* **Collected material**
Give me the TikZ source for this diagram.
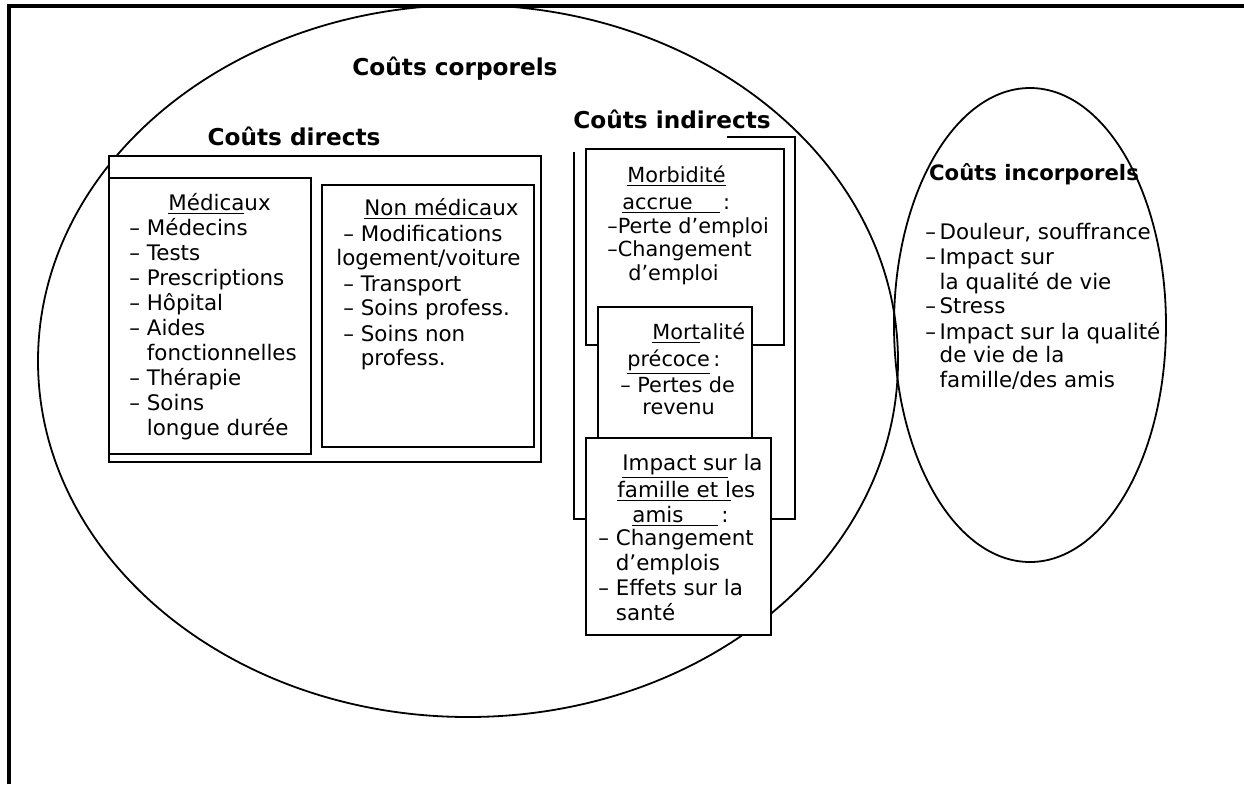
\documentclass[tikz,border=0pt]{standalone}
\usepackage{fontspec}
\setmainfont{DejaVu Sans}
\usetikzlibrary{fit,shapes.geometric}
\begin{document}
\begin{tikzpicture}[x=0.5pt,y=-0.5pt,
  frame/.style={line width=2pt, line join=miter},
  oval/.style={draw, ellipse, line width=0.9pt, inner sep=0pt},
  box/.style={draw, fill=white, line width=0.8pt, inner sep=0pt},
  title/.style={font=\fontsize{11.6}{13}\selectfont\bfseries, inner sep=0pt, anchor=base},
  txt/.style={font=\fontsize{10.7}{12.5}\selectfont, inner sep=0pt, anchor=base west},
  txts/.style={font=\fontsize{10.4}{12.5}\selectfont, inner sep=0pt, anchor=base west},
]
\useasboundingbox (0,0) rectangle (1244,784);
\draw[frame] (9,784) -- (9,5.5) -- (1244,5.5);
% ellipses
\node[oval, minimum width=430pt, minimum height=356pt] (corp) at (468,361) {};
\node[oval, minimum width=136pt, minimum height=237pt] (incorp) at (1030,325) {};
% titles
\node[title] (tcorp) at (455,75) {Coûts corporels};
\node[title] (tdir) at (294,145) {Coûts directs};
\node[title] (tind) at (672,128) {Coûts indirects};
\node[title, font=\fontsize{10.6}{12}\selectfont\bfseries] (tinc) at (1034,180) {Coûts incorporels};
% direct costs
\node[box, line width=1.3pt, fit={(109,156) (541,462)}] (dir) {};
\node[box, fit={(109,178) (311,454)}] (med) {};
\node[box, line width=1.1pt, fit={(322,185) (534,447)}] (nmed) {};
\node[txt] (medt) at (168,210) {\underline{Médica}ux};
\foreach \t [count=\i] in {– Médecins, – Tests, – Prescriptions, – Hôpital, – Aides, \hphantom{– }fonctionnelles, – Thérapie, – Soins, \hphantom{– }longue durée}
  \node[txt] (med\i) at (129,{210+25*\i}) {\t};
\node[txt] (nmedt) at (364,215.5) {\underline{Non médica}ux};
\node[txt] (nm1) at (343,241.5) {– Modifications};
\node[txt] (nm2) at (336,265.5) {logement/voiture};
\node[txt] (nm3) at (343,291.5) {– Transport};
\node[txt] (nm4) at (343,315.5) {– Soins profess.};
\node[txt] (nm5) at (343,341.5) {– Soins non};
\node[txt] (nm6) at (343,365.5) {\hphantom{– }profess.};
% indirect costs
\draw[line width=0.8pt] (727,137) -- (795,137) -- (795,519) -- (574,519) -- (574,152);
\node[box, fit={(586,149) (784,345)}] (morb) {};
\node[txts] (mb1) at (627,182) {\underline{Morbidité}};
\node[txts] (mb2) at (622,209) {\underline{accrue\hspace{1.3em}}\,:};
\node[txts] (mb3) at (607,233) {–Perte d’emploi};
\node[txts] (mb4) at (607,256) {–Changement};
\node[txts] (mb5) at (628,280) {d’emploi};
\node[box, fit={(598,307) (752,460)}] (mort) {};
\node[txts] (mt1) at (652,339) {\underline{Mort}alité};
\node[txts] (mt2) at (627,366) {\underline{précoce}\,:};
\node[txts] (mt3) at (620,392) {– Pertes de};
\node[txts] (mt4) at (642,414) {revenu};
\node[box, fit={(586,438) (771,635)}] (imp) {};
\node[txt] (ip1) at (622,470) {\underline{Impact su}r la};
\node[txt] (ip2) at (617,497) {\underline{famille et l}es};
\node[txt] (ip3) at (632,522) {\underline{amis\hspace{1.6em}}\,:};
\node[txt] (ip4) at (598,545) {– Changement};
\node[txt] (ip5) at (598,570) {\hphantom{– }d’emplois};
\node[txt] (ip6) at (598,595) {– Effets sur la};
\node[txt] (ip7) at (598,620) {\hphantom{– }santé};
% intangible costs
\node[txt] (ic1) at (925,239) {–\,Douleur, souffrance};
\node[txt] (ic2) at (925,264) {–\,Impact sur};
\node[txt] (ic3) at (925,289) {\hphantom{–\,}la qualité de vie};
\node[txt] (ic4) at (925,313) {–\,Stress};
\node[txt] (ic5) at (925,339) {–\,Impact sur la qualité};
\node[txt] (ic6) at (925,362) {\hphantom{–\,}de vie de la};
\node[txt] (ic7) at (925,387) {\hphantom{–\,}famille/des amis};
\end{tikzpicture}
\end{document}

* **Task statement**
From the material above, reproduce everything verbatim except the pictures.

* **Answer to the task**
Give me the TikZ source for this diagram.
\documentclass[tikz,border=0pt]{standalone}
\usepackage{fontspec}
\setmainfont{DejaVu Sans}
\usetikzlibrary{fit,shapes.geometric}
\begin{document}
\begin{tikzpicture}[x=0.5pt,y=-0.5pt,
  frame/.style={line width=2pt, line join=miter},
  oval/.style={draw, ellipse, line width=0.9pt, inner sep=0pt},
  box/.style={draw, fill=white, line width=0.8pt, inner sep=0pt},
  title/.style={font=\fontsize{11.6}{13}\selectfont\bfseries, inner sep=0pt, anchor=base},
  txt/.style={font=\fontsize{10.7}{12.5}\selectfont, inner sep=0pt, anchor=base west},
  txts/.style={font=\fontsize{10.4}{12.5}\selectfont, inner sep=0pt, anchor=base west},
]
\useasboundingbox (0,0) rectangle (1244,784);
\draw[frame] (9,784) -- (9,5.5) -- (1244,5.5);
% ellipses
\node[oval, minimum width=430pt, minimum height=356pt] (corp) at (468,361) {};
\node[oval, minimum width=136pt, minimum height=237pt] (incorp) at (1030,325) {};
% titles
\node[title] (tcorp) at (455,75) {Coûts corporels};
\node[title] (tdir) at (294,145) {Coûts directs};
\node[title] (tind) at (672,128) {Coûts indirects};
\node[title, font=\fontsize{10.6}{12}\selectfont\bfseries] (tinc) at (1034,180) {Coûts incorporels};
% direct costs
\node[box, line width=1.3pt, fit={(109,156) (541,462)}] (dir) {};
\node[box, fit={(109,178) (311,454)}] (med) {};
\node[box, line width=1.1pt, fit={(322,185) (534,447)}] (nmed) {};
\node[txt] (medt) at (168,210) {\underline{Médica}ux};
\foreach \t [count=\i] in {– Médecins, – Tests, – Prescriptions, – Hôpital, – Aides, \hphantom{– }fonctionnelles, – Thérapie, – Soins, \hphantom{– }longue durée}
  \node[txt] (med\i) at (129,{210+25*\i}) {\t};
\node[txt] (nmedt) at (364,215.5) {\underline{Non médica}ux};
\node[txt] (nm1) at (343,241.5) {– Modifications};
\node[txt] (nm2) at (336,265.5) {logement/voiture};
\node[txt] (nm3) at (343,291.5) {– Transport};
\node[txt] (nm4) at (343,315.5) {– Soins profess.};
\node[txt] (nm5) at (343,341.5) {– Soins non};
\node[txt] (nm6) at (343,365.5) {\hphantom{– }profess.};
% indirect costs
\draw[line width=0.8pt] (727,137) -- (795,137) -- (795,519) -- (574,519) -- (574,152);
\node[box, fit={(586,149) (784,345)}] (morb) {};
\node[txts] (mb1) at (627,182) {\underline{Morbidité}};
\node[txts] (mb2) at (622,209) {\underline{accrue\hspace{1.3em}}\,:};
\node[txts] (mb3) at (607,233) {–Perte d’emploi};
\node[txts] (mb4) at (607,256) {–Changement};
\node[txts] (mb5) at (628,280) {d’emploi};
\node[box, fit={(598,307) (752,460)}] (mort) {};
\node[txts] (mt1) at (652,339) {\underline{Mort}alité};
\node[txts] (mt2) at (627,366) {\underline{précoce}\,:};
\node[txts] (mt3) at (620,392) {– Pertes de};
\node[txts] (mt4) at (642,414) {revenu};
\node[box, fit={(586,438) (771,635)}] (imp) {};
\node[txt] (ip1) at (622,470) {\underline{Impact su}r la};
\node[txt] (ip2) at (617,497) {\underline{famille et l}es};
\node[txt] (ip3) at (632,522) {\underline{amis\hspace{1.6em}}\,:};
\node[txt] (ip4) at (598,545) {– Changement};
\node[txt] (ip5) at (598,570) {\hphantom{– }d’emplois};
\node[txt] (ip6) at (598,595) {– Effets sur la};
\node[txt] (ip7) at (598,620) {\hphantom{– }santé};
% intangible costs
\node[txt] (ic1) at (925,239) {–\,Douleur, souffrance};
\node[txt] (ic2) at (925,264) {–\,Impact sur};
\node[txt] (ic3) at (925,289) {\hphantom{–\,}la qualité de vie};
\node[txt] (ic4) at (925,313) {–\,Stress};
\node[txt] (ic5) at (925,339) {–\,Impact sur la qualité};
\node[txt] (ic6) at (925,362) {\hphantom{–\,}de vie de la};
\node[txt] (ic7) at (925,387) {\hphantom{–\,}famille/des amis};
\end{tikzpicture}
\end{document}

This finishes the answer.